The smart choice is to call upon your friends and family to
act as your subjects. I was never very
good at that, so I looked for opportunities to volunteer my services for
low-pay, low-stakes jobs. That required
throwing up a quick website of my previous work. After a few jobs—and the realization of just
how much even a low-stakes job required, hours of prep and digital editing-- I realized I needed to charge something
closer to a professional fee. So last
January I re-vamped my website and officially hung out my shingle. I’ve been both cautious and ambitious in the
jobs I’ve sought and taken. Over the
past 10 months I’ve shot for two marketing agencies, a wedding, three CDs,
several corporate events, and half a dozen individual sessions. My clients have included the international
companies Illy Coffee, Levi Strauss, and Kromtech; local musicians, actors, and
models; a Pulitzer Prize winner; fashion start-ups and more. Each has been a challenge and that has kept
me engaged and energized.
And then I screwed up.
This isn’t ancient history, something I can look back on with a rueful
smile; this was a couple of weeks ago. I
was shooting a highly personal “life event.”
A personal project dealing with loss and death. It was, in some respect, a ritual. My beloved Nikon 35-70mm f2.8, my work-horse
and go-to lens, developed a loose internal part in the focusing mechanism. The result was a fractional bit of random “jiggle
room” in the focusing mechanism, and a varying degree of blur depending on
where in the jiggle you were. At its
best the blur resembled defraction; at its worst the images were unusable.
I didn’t notice it.
We were shooting outside on the beach.
There was bright light, sand getting everywhere, we were working around
the waves, and I was managing the pressure of performance. It wasn’t until I returned home and saw the
images (about half of the shoot was with this lens) and investigated my quipment
that I realized what had happened. I was
beyond mortified; I felt sick to my stomach.
I could say it was just a mechanical malfunction, but in truth I should
checked my LCD for more than exposure and composition when I was in the field;
I should have brought a loop to shield the glare on the screen; I should have
slowed down and I should have mixed up my lens choices more. The problem wasn’t
purely mechanical.
Learning number 101 ain’t pretty. But the lesson here is in how to both prevent
failure and deal with it.
There are
drawbacks to continually checking your images (or crimping), but there’s also a
way to do it.
1 . Take your time setting up your shot and
lighting; let the client know
2 .
Shoot a series of shots before checking your LCD
so you don’t destroy the flow of a session
3 .
When you do crimp:
a.
Check your composition
b.
Check the aesthetics of your exposure
c.
Check your actual
exposure using the histogram
d.
Check your focus at 100%
4 .
Bring a loop to outdoor sessions
So what do you do when you fail?

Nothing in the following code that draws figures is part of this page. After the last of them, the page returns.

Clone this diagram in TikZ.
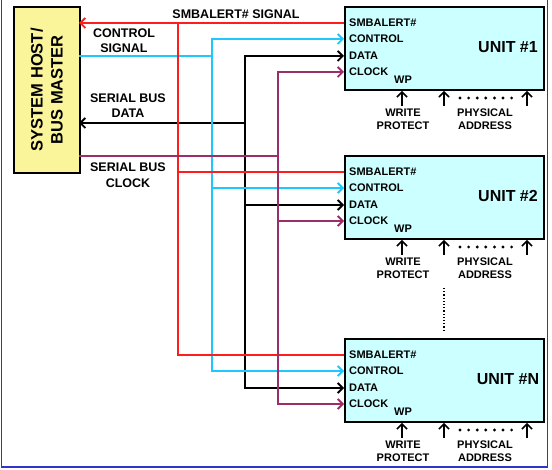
\documentclass[tikz,border=0pt]{standalone}
\usepackage{fontspec}
\setmainfont{Liberation Sans}
\usetikzlibrary{arrows.meta}
\definecolor{sigred}{RGB}{255,28,28}
\definecolor{sigcyan}{RGB}{30,200,255}
\definecolor{sigpurple}{RGB}{155,45,105}
\definecolor{unitfill}{RGB}{204,255,255}
\definecolor{hostfill}{RGB}{250,245,155}
\definecolor{frameblue}{RGB}{50,50,205}
\tikzset{
  barb/.tip={Straight Barb[length=5pt,width=10pt]},
  sig/.style={line width=1.9pt},
  unitbox/.style={draw=black, line width=1.9pt, fill=unitfill, anchor=north west,
    minimum width=199pt, minimum height=83pt, inner sep=0pt},
  hostbox/.style={draw=black, line width=1.6pt, fill=hostfill, anchor=north west,
    minimum width=66pt, minimum height=166pt, inner sep=0pt},
  pinlbl/.style={anchor=base west, inner sep=0pt, font=\bfseries\fontsize{11}{13}\selectfont},
  unitname/.style={inner sep=0pt, font=\bfseries\fontsize{16}{18}\selectfont},
  smalllbl/.style={inner sep=0pt, align=center, font=\bfseries\fontsize{11}{13}\selectfont},
  sidelbl/.style={inner sep=0pt, align=center, font=\bfseries\fontsize{12.5}{15.4}\selectfont},
  uparrow/.style={line width=1.6pt, -barb},
}
\begin{document}
\begin{tikzpicture}[x=1pt,y=-1pt]
\useasboundingbox (0,0) rectangle (552,470);
% frame
\draw[frameblue, line width=1.5pt] (1.5,0) -- (1.5,467) -- (547.5,467) -- (547.5,0);

% host
\node[hostbox] (host) at (13,6) {};
\node[rotate=90, align=center, inner sep=0pt, font=\bfseries\fontsize{16.5}{20}\selectfont]
  (hosttext) at (host.center) {SYSTEM HOST/\\BUS MASTER};
\coordinate (h-alert) at (79,23);
\coordinate (h-ctl) at (79,56);
\coordinate (h-data) at (79,123);
\coordinate (h-clk) at (79,156);

% trunks
\coordinate (tr) at (178,0);
\coordinate (tc) at (212,0);
\coordinate (tb) at (245,0);
\coordinate (tp) at (278,0);

% units
\foreach \u/\t/\lab in {1/0/1, 2/149/2, N/332/N} {
  \begin{scope}[shift={(0,\t)}]
    \node[unitbox] (u\u) at (344,6) {};
    \node[unitname] (u\u-name) at (508,47) {UNIT \#\lab};
    \node[pinlbl] (u\u-l1) at (349,27) {SMBALERT\#};
    \node[pinlbl] (u\u-l2) at (349,43) {CONTROL};
    \node[pinlbl] (u\u-l3) at (349,60) {DATA};
    \node[pinlbl] (u\u-l4) at (349,76) {CLOCK};
    \node[smalllbl] (u\u-wp) at (403,80) {WP};
    \coordinate (u\u-smb) at (344,23);
    \coordinate (u\u-ctl) at (344,39);
    \coordinate (u\u-data) at (344,56);
    \coordinate (u\u-clk) at (344,72);
    \coordinate (u\u-p1) at (402,106);
    \coordinate (u\u-p2) at (444,106);
    \coordinate (u\u-p3) at (527,106);
    \draw[uparrow] (u\u-p1) -- (u\u-p1 |- u\u.south);
    \draw[uparrow] (u\u-p2) -- (u\u-p2 |- u\u.south);
    \draw[uparrow] (u\u-p3) -- (u\u-p3 |- u\u.south);
    \foreach \i in {0,...,6} \fill (460+8.6*\i,98) circle (1.6pt);
    \node[smalllbl] (u\u-wptext) at (403,119.5) {WRITE\\PROTECT};
    \node[smalllbl] (u\u-addr) at (485,119.5) {PHYSICAL\\ADDRESS};
  \end{scope}
}
\coordinate (dotA) at (444,288);
\coordinate (dotB) at (444,330);
\draw[line width=1.2pt, dotted] (dotA) -- (dotB);

% side labels
\node[sidelbl] (lbl-alert) at (236,14) {SMBALERT\# SIGNAL};
\node[sidelbl] (lbl-ctl) at (124,41) {CONTROL\\SIGNAL};
\node[sidelbl] (lbl-data) at (128,105.5) {SERIAL BUS\\DATA};
\node[sidelbl] (lbl-clk) at (128,175) {SERIAL BUS\\CLOCK};

% black data
\draw[sig, black, barb-] (h-data) -- (tb |- h-data);
\draw[sig, black, barb-barb] (u1-data) -- (tb |- u1-data) -- (tb |- uN-data) -- (uN-data);
\draw[sig, black, -barb] (tb |- u2-data) -- (u2-data);
% cyan control
\draw[sig, sigcyan] (h-ctl) -- (tc |- h-ctl);
\draw[sig, sigcyan, barb-barb] (u1-ctl) -- (tc |- u1-ctl) -- (tc |- uN-ctl) -- (uN-ctl);
\draw[sig, sigcyan, -barb] (tc |- u2-ctl) -- (u2-ctl);
% red alert
\draw[sig, sigred, barb-] (h-alert) -- (u1-smb);
\draw[sig, sigred] (tr |- u1-smb) -- (tr |- uN-smb) -- (uN-smb);
\draw[sig, sigred] (tr |- u2-smb) -- (u2-smb);
% purple clock
\draw[sig, sigpurple] (h-clk) -- (tp |- h-clk);
\draw[sig, sigpurple, barb-barb] (u1-clk) -- (tp |- u1-clk) -- (tp |- uN-clk) -- (uN-clk);
\draw[sig, sigpurple, -barb] (tp |- u2-clk) -- (u2-clk);
\end{tikzpicture}
\end{document}
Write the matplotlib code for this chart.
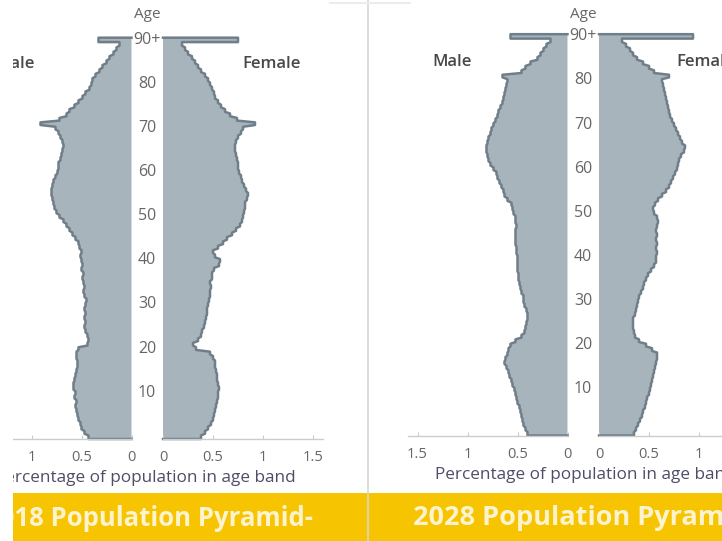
import numpy as np
import matplotlib
matplotlib.use("Agg")
import matplotlib.pyplot as plt
import matplotlib.transforms as mtransforms

plt.rcParams['font.family'] = ['Open Sans', 'DejaVu Sans']

# ---------------- data (percentage of population, single year of age 0..89, then 90+) ----------------
ages = list(range(91))
age_tick_labels = ['10', '20', '30', '40', '50', '60', '70', '80', '90+']
age_tick_values = [10, 20, 30, 40, 50, 60, 70, 80, 90]
x_ticks = [0, 0.5, 1, 1.5]
x_tick_labels = ['0', '0.5', '1', '1.5']

male_2018 = [0.43, 0.47, 0.50, 0.51, 0.53, 0.54, 0.55, 0.56, 0.55, 0.57,
             0.56, 0.58, 0.58, 0.57, 0.56, 0.55, 0.54, 0.54, 0.55, 0.55,
             0.53, 0.44, 0.43, 0.44, 0.46, 0.47, 0.46, 0.47, 0.46, 0.47,
             0.46, 0.45, 0.47, 0.48, 0.47, 0.48, 0.49, 0.48, 0.50, 0.49,
             0.50, 0.51, 0.50, 0.52, 0.53, 0.56, 0.59, 0.62, 0.65, 0.68,
             0.72, 0.75, 0.77, 0.78, 0.79, 0.80, 0.80, 0.79, 0.78, 0.76,
             0.74, 0.73, 0.73, 0.71, 0.70, 0.69, 0.68, 0.69, 0.71, 0.73,
             0.76, 0.91, 0.72, 0.65, 0.62, 0.57, 0.53, 0.49, 0.46, 0.42,
             0.40, 0.39, 0.36, 0.32, 0.29, 0.25, 0.22, 0.18, 0.15, 0.12,
             0.33]
female_2018 = [0.38, 0.42, 0.45, 0.48, 0.50, 0.51, 0.52, 0.53, 0.54, 0.55,
               0.55, 0.56, 0.55, 0.54, 0.54, 0.53, 0.52, 0.52, 0.50, 0.47,
               0.33, 0.30, 0.35, 0.38, 0.39, 0.41, 0.42, 0.43, 0.44, 0.44,
               0.45, 0.46, 0.47, 0.47, 0.48, 0.47, 0.49, 0.49, 0.51, 0.56,
               0.57, 0.52, 0.50, 0.55, 0.60, 0.64, 0.69, 0.73, 0.77, 0.79,
               0.80, 0.81, 0.82, 0.82, 0.84, 0.85, 0.83, 0.81, 0.79, 0.78,
               0.76, 0.75, 0.75, 0.74, 0.73, 0.72, 0.72, 0.73, 0.75, 0.78,
               0.80, 0.92, 0.74, 0.67, 0.62, 0.58, 0.55, 0.52, 0.51, 0.49,
               0.47, 0.45, 0.42, 0.38, 0.35, 0.32, 0.29, 0.25, 0.22, 0.19,
               0.75]
male_2028 = [0.40, 0.42, 0.44, 0.45, 0.46, 0.47, 0.48, 0.50, 0.51, 0.52,
             0.53, 0.55, 0.56, 0.58, 0.59, 0.61, 0.63, 0.62, 0.60, 0.59,
             0.57, 0.52, 0.46, 0.43, 0.42, 0.41, 0.40, 0.40, 0.41, 0.43,
             0.44, 0.44, 0.46, 0.47, 0.48, 0.49, 0.49, 0.50, 0.50, 0.50,
             0.50, 0.51, 0.51, 0.52, 0.52, 0.52, 0.52, 0.51, 0.52, 0.52,
             0.54, 0.55, 0.56, 0.60, 0.63, 0.64, 0.66, 0.68, 0.70, 0.71,
             0.74, 0.77, 0.79, 0.80, 0.81, 0.81, 0.80, 0.79, 0.77, 0.76,
             0.74, 0.72, 0.70, 0.69, 0.67, 0.65, 0.64, 0.63, 0.62, 0.61,
             0.60, 0.65, 0.46, 0.42, 0.37, 0.30, 0.27, 0.24, 0.21, 0.17,
             0.57]
female_2028 = [0.35, 0.37, 0.39, 0.41, 0.43, 0.44, 0.46, 0.47, 0.48, 0.50,
               0.51, 0.52, 0.53, 0.54, 0.55, 0.56, 0.57, 0.58, 0.58, 0.53,
               0.47, 0.40, 0.36, 0.35, 0.34, 0.34, 0.34, 0.36, 0.37, 0.38,
               0.39, 0.40, 0.42, 0.44, 0.45, 0.47, 0.49, 0.52, 0.55, 0.57,
               0.57, 0.58, 0.57, 0.58, 0.57, 0.58, 0.57, 0.58, 0.59, 0.58,
               0.55, 0.54, 0.56, 0.59, 0.63, 0.67, 0.70, 0.72, 0.74, 0.76,
               0.78, 0.79, 0.80, 0.82, 0.85, 0.86, 0.83, 0.81, 0.79, 0.77,
               0.75, 0.73, 0.71, 0.70, 0.69, 0.68, 0.67, 0.66, 0.65, 0.64,
               0.63, 0.70, 0.55, 0.50, 0.44, 0.38, 0.34, 0.31, 0.27, 0.23,
               0.94]

years = ['2018', '2028']

# ---------------- styling ----------------
W, H = 722, 541
FILL = '#a8b4bc'
EDGE = '#6f7e88'
AXIS = '#cccccc'
TICKC = '#666666'
LABELC = '#4d4d68'
BANNER = '#f6c400'

fig = plt.figure(figsize=(W / 100, H / 100), dpi=100)
fig.patch.set_facecolor('white')


def fx(px):
    return px / W


def fy(py):
    return 1 - py / H


def add_ax(left, bottom, width, top):
    return fig.add_axes([fx(left), fy(bottom), width / W, (bottom - top) / H])


def draw_half(ax, vals, inverted):
    vals = np.asarray(vals, dtype=float)
    n = len(vals)
    body = vals[:-1]
    xs = [0.0, body[0]]
    ys = [0.0, 0.0]
    for i, v in enumerate(body):
        xs += [v, v]
        ys += [i + 0.2, i + 0.8]
    xs += [body[-1], vals[-1], vals[-1], 0.0]
    ys += [n - 1, n - 1, n, n]
    ax.fill(xs, ys, color=FILL, linewidth=0, zorder=1)
    ax.plot(xs, ys, color=EDGE, linewidth=1.8, solid_joinstyle='round', zorder=2, clip_on=False)
    ax.set_ylim(0, n)
    if inverted:
        ax.set_xlim(1.6, 0)
    else:
        ax.set_xlim(0, 1.6)
    for s in ['top', 'left', 'right']:
        ax.spines[s].set_visible(False)
    ax.spines['bottom'].set_color(AXIS)
    ax.spines['bottom'].set_linewidth(1.0)
    ax.set_yticks([])
    ax.set_xticks(x_ticks)
    ax.set_xticklabels(x_tick_labels)
    ax.tick_params(axis='x', direction='in', length=3, color=AXIS, labelcolor=TICKC,
                   labelsize=10.5, pad=8)
    ax.patch.set_alpha(0)


panels = [
    dict(mz=131.5, fz=163, bottom=439, agex=147, agey=13, male=male_2018, female=female_2018),
    dict(mz=567.5, fz=599, bottom=435.5, agex=583, agey=12, male=male_2028, female=female_2028),
]
px_per_age = 4.41

for p, yr in zip(panels, years):
    top = p['bottom'] - 91 * px_per_age
    axm = add_ax(p['mz'] - 160, p['bottom'], 160, top)
    axf = add_ax(p['fz'], p['bottom'], 160, top)
    draw_half(axm, p['male'], True)
    draw_half(axf, p['female'], False)
    trans = mtransforms.blended_transform_factory(fig.transFigure, axf.transData)
    for a, lab in zip(age_tick_values, age_tick_labels):
        fig.text(fx(p['agex']), a + 0.5, lab, transform=trans, ha='center', va='center',
                 fontsize=11.5, color=TICKC)
    fig.text(fx(p['agex']), fy(p['agey'] + 2), 'Age', ha='center', va='center',
             fontsize=11, color=TICKC)

# Male / Female labels
lab_kw = dict(va='center', fontsize=12, fontweight='semibold', color='#484848')
fig.text(fx(35), fy(64), 'Male', ha='right', **lab_kw)
fig.text(fx(242), fy(64), 'Female', ha='left', **lab_kw)
fig.text(fx(432), fy(62), 'Male', ha='left', **lab_kw)
fig.text(fx(676), fy(62), 'Female', ha='left', **lab_kw)

# axis titles
fig.text(fx(296), fy(478), 'Percentage of population in age band', ha='right', va='center',
         fontsize=12.3, color=LABELC)
fig.text(fx(435), fy(475), 'Percentage of population in age band', ha='left', va='center',
         fontsize=12.3, color=LABELC)

# separator line and faint top border
fig.add_artist(plt.Line2D([fx(368), fx(368)], [fy(0), fy(541)], color='#d6d6d6', linewidth=1.2))
fig.add_artist(plt.Line2D([fx(330), fx(410)], [fy(3), fy(3)], color='#ececec', linewidth=1.5))

# banner
fig.add_artist(plt.Rectangle((0, 0), 1, fy(493), transform=fig.transFigure,
                             facecolor=BANNER, edgecolor='none', zorder=0))
fig.text(fx(313), fy(518), '2018 Population Pyramid-', ha='right', va='center',
         fontsize=18.5, fontweight='bold', color='#fdf3cf')
fig.text(fx(413), fy(518), '2028 Population Pyramid-', ha='left', va='center',
         fontsize=19.5, fontweight='bold', color='#fdf3cf')

# white margin strip on the far left of the screenshot
fig.add_artist(plt.Rectangle((0, 0), fx(13), 1, transform=fig.transFigure,
                             facecolor='white', edgecolor='none', zorder=10))

fig.savefig('out.png', dpi=100, facecolor='white')
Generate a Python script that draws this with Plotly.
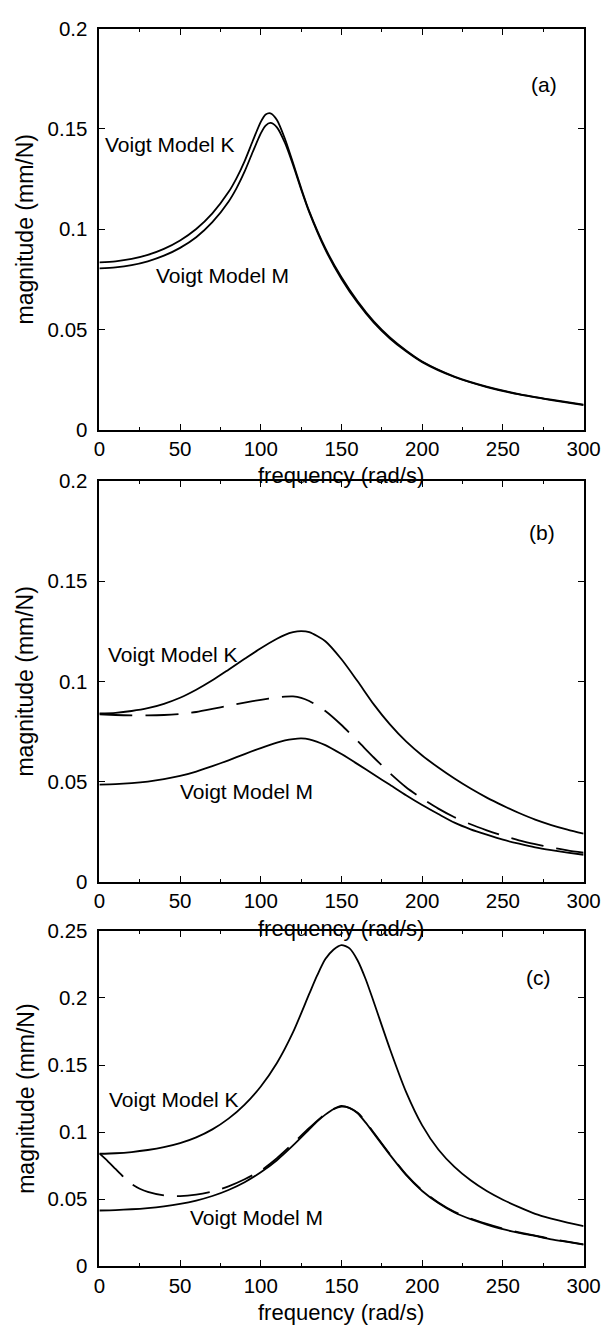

Here’s what I did. First I prioritized the digital editing from
the session so I could finish the images ahead of schedule. With careful editing I was able to fully
redeem about 80% of the session; the remaining 20% was “passable” but below a
professional level. I sent the images to
the client ahead of schedule, explained what had happened, and offered a
re-shoot if they were dissatisfied with any of the images.
This is what I did.
Luckily, my client was so pleased with the first 80% that they didn’t
mind the shortcomings in those 20%. But
I’m not patting myself on the back anytime soon. Almost every
session is a ritual of sorts, a special occasion, and as such is un-repeatable. My failure took something
away from my client that cannot be replaced.